|Apr-11-09|| ||MrMrsKnight: Hi I just signed up for your forum at your website. I enjoy chess history as well and am interested in Showalter in particular.|
|Apr-11-09|| ||rookhouse: <MrMrsKnight: Hi I just signed up for your forum at your website. I enjoy chess history as well and am interested in Showalter in particular.>|
Hello. Yes, I saw that you signed up on the forum today. Unfortunately, I have not done anything with that forum in a couple of years (as you could probably tell).
I started spending some time on the Rook House blog and was posting 2-3 times a week and then I slowed down on that as well, due to my Showalter research.
Not enough hours in the day for all of the hobbies I want to pursue.
|Apr-11-09|| ||rookhouse: I am always happy to discuss Showalter. He has been my pet project for the last 2 1/2 years.|
|Apr-11-09|| ||chancho: Good to see you opened your forum. :)|
|Apr-11-09|| ||rookhouse: <chancho> Thanks for noticing. |
I have started getting some e-mails about Showalter, so I figured I would see if any discussions are generated here.

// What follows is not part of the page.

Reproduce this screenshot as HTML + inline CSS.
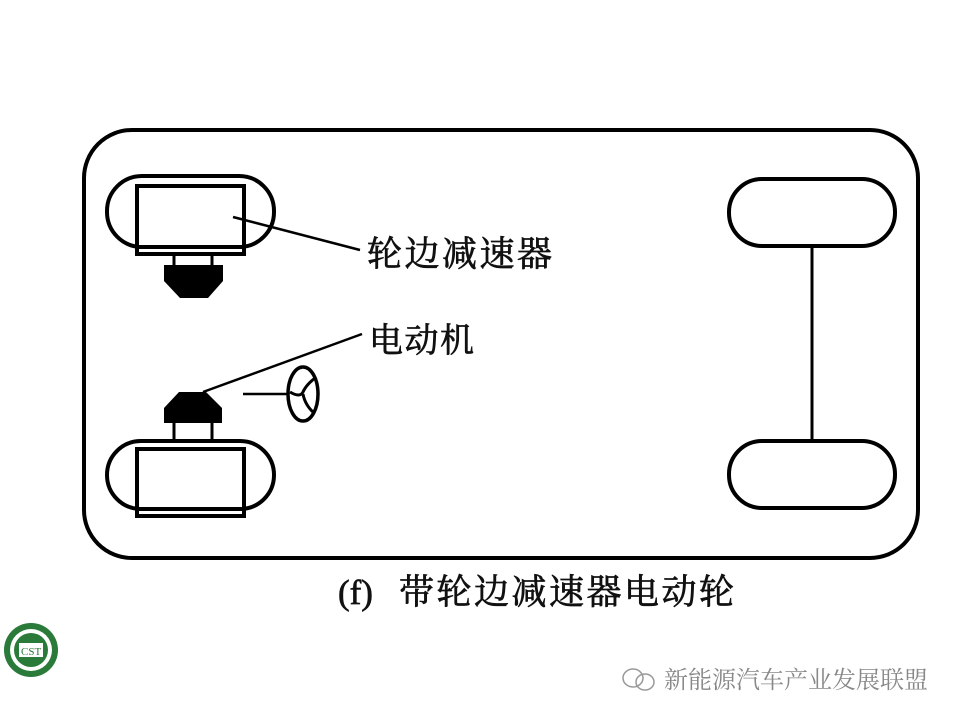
<!DOCTYPE html>
<html><head><meta charset="utf-8"><style>
body{margin:0;background:#fff;}
svg{display:block;}
text{font-family:"Liberation Serif","Noto Serif CJK SC",serif;fill:#111;}
.b{stroke:#111;stroke-width:0.7;}
</style></head><body>
<svg width="960" height="720" viewBox="0 0 960 720" xmlns="http://www.w3.org/2000/svg">
<rect width="960" height="720" fill="#fff"/>
<g fill="none" stroke="#000" stroke-width="4">
<rect x="84" y="130" width="834" height="428" rx="48"/>
<rect x="107" y="176" width="167" height="71" rx="35"/>
<rect x="137" y="186" width="107" height="61" fill="#fff"/>
<rect x="137" y="247" width="107" height="7"/>
<line x1="174" y1="254" x2="174" y2="266" stroke-width="3"/>
<line x1="212" y1="254" x2="212" y2="266" stroke-width="3"/>
<rect x="107" y="441" width="167" height="68" rx="34"/>
<rect x="137" y="449" width="107" height="60" fill="#fff"/>
<rect x="137" y="509" width="107" height="7"/>
<line x1="174" y1="423" x2="174" y2="441" stroke-width="3"/>
<line x1="212" y1="423" x2="212" y2="441" stroke-width="3"/>
<rect x="729" y="179" width="166" height="67" rx="33"/>
<rect x="729" y="441" width="166" height="67" rx="33"/>
<line x1="812" y1="246" x2="812" y2="441" stroke-width="3"/>
<line x1="233" y1="217" x2="360" y2="250" stroke-width="2.5"/>
<line x1="203" y1="392" x2="362" y2="334" stroke-width="2.5"/>
<line x1="243" y1="394" x2="288" y2="394" stroke-width="2.5"/>
<ellipse cx="303" cy="394" rx="15" ry="27" stroke-width="3.5"/>
<path d="M290 392 Q300 398 303 392 Q306 385 315 378 M303 394 Q305 405 314 413" stroke-width="3"/>
</g>
<path d="M164 265 H223 V281 L208 298 H180 L164 281 Z" fill="#000"/>
<path d="M179 392 H206 L222 408 V423 H164 V408 Z" fill="#000"/>
<text class="b" x="367" y="266" font-size="35" letter-spacing="2.5">轮边减速器</text>
<text class="b" x="369" y="352" font-size="34" letter-spacing="1.5">电动机</text>
<text class="b" x="338" y="604" font-size="35">(f)</text>
<text class="b" x="399" y="604" font-size="35" letter-spacing="2.5">带轮边减速器电动轮</text>
<circle cx="31" cy="650" r="27" fill="#2a7a3a"/>
<circle cx="31" cy="650" r="21" fill="#fff"/>
<circle cx="31" cy="650" r="17" fill="#2a7a3a"/>
<rect x="19" y="643" width="24" height="14" fill="#fff"/>
<text x="21" y="655" font-size="11" font-family="Liberation Sans" style="fill:#2a7a3a">CST</text>
<ellipse cx="633" cy="678" rx="10" ry="9" fill="none" stroke="#999" stroke-width="1.5"/>
<ellipse cx="645" cy="682" rx="9" ry="8" fill="none" stroke="#999" stroke-width="1.5"/>
<text x="664" y="688" font-size="24" font-family="Liberation Sans,Noto Sans CJK SC,sans-serif" style="fill:#888">新能源汽车产业发展联盟</text>
</svg>
</body></html>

|Apr-12-09|| ||chancho: Jackson Showalter, The Kentucky Lion.|
|Apr-12-09|| ||rookhouse: I thought about calling him "The Man Chess Forgot".
The more and more research I do on this man, the more I cannot believe that his name is not mentioned more often.
He was one of the better match players of that era and Lasker even referred to him as the best player he had ever played against following their match in 1893.
His results in international tournaments hurt his legacy to a degree, but there were many games that he lost (in winning positions) due to the aggressive nature of his play.
He defeated Janowski, Albin, Judd, Hodges, and Lipschutz in match play (just to name a few) and actually led Pillsbury late in thier 1897 match before losing by a slim margin (10-8).
|Jun-02-09|| ||chancho: http://www.correspondencechess.com/...|
|Mar-31-13|| ||crawfb5: I stumbled across where I had seen something about a Mackenzie bio:|
<The Renfrew player John Johnstone has commented recently that P B Anderson, the 1950 Scottish Champion, had written an unpublished biography of the Captain.>
From the wording, it sounds like an old, abandoned project, so someone with the time, energy, and resources might be convinced to take it on.
|Apr-03-13|| ||rookhouse: <crawfb5> Thanks for the link, I will pass it on to a few people. |
I believe Dale Brandreth had started a Mackenzie project years ago, but never finished it. Not sure if most people understand the enormity of such a task. I sure didn't understand it when I originally started the Showalter book.
BTW - Did you ever get the answers you were seeking on the 1890 Showalter-Lipschutz match? If not, send me an e-mail. I believe I have all the pieces of that particular puzzle now.
|Apr-03-13|| ||crawfb5: Between the preliminary indications I had found and what you told me by email back when I asked, I came to the conclusion that it probably was the match that never happened.|
Is that the gist of it?
|Apr-03-13|| ||rookhouse: Pretty much. The two of them, along with Pollock, departed from the St. Louis tournament together to travel to Indianapolis. The plan was to play a three part match in Indy, Louisville, and Georgetown.|
Upon arrival in Indy, Showalter and Lipschutz each played a simul against eight of the local players. They then played one game (won by Showalter) for a purse raised by the club players.
The 1891 International Chess Magazine published the game, but incorrectly refers to it as taking place in Louisville (I have a few other sources that have the exact same moves with analysis by Pollock, as indeed taking place in Indianapolis).
The trio next went to Cincinnati and visited the local chess club, never stopping in Louisville as far as I can tell. Pollock stayed behind while Showalter and Lipschutz continued on to Georgetown.
They then played a double-blindfold game (won by Lipschutz) at Showalter's residence with Nellie Showalter acting as referee. A few days later, Lipschutz was competing in the NY State Chess Association tournament.
There are still some unanswered questions, but that is basically what I have on the subject so far.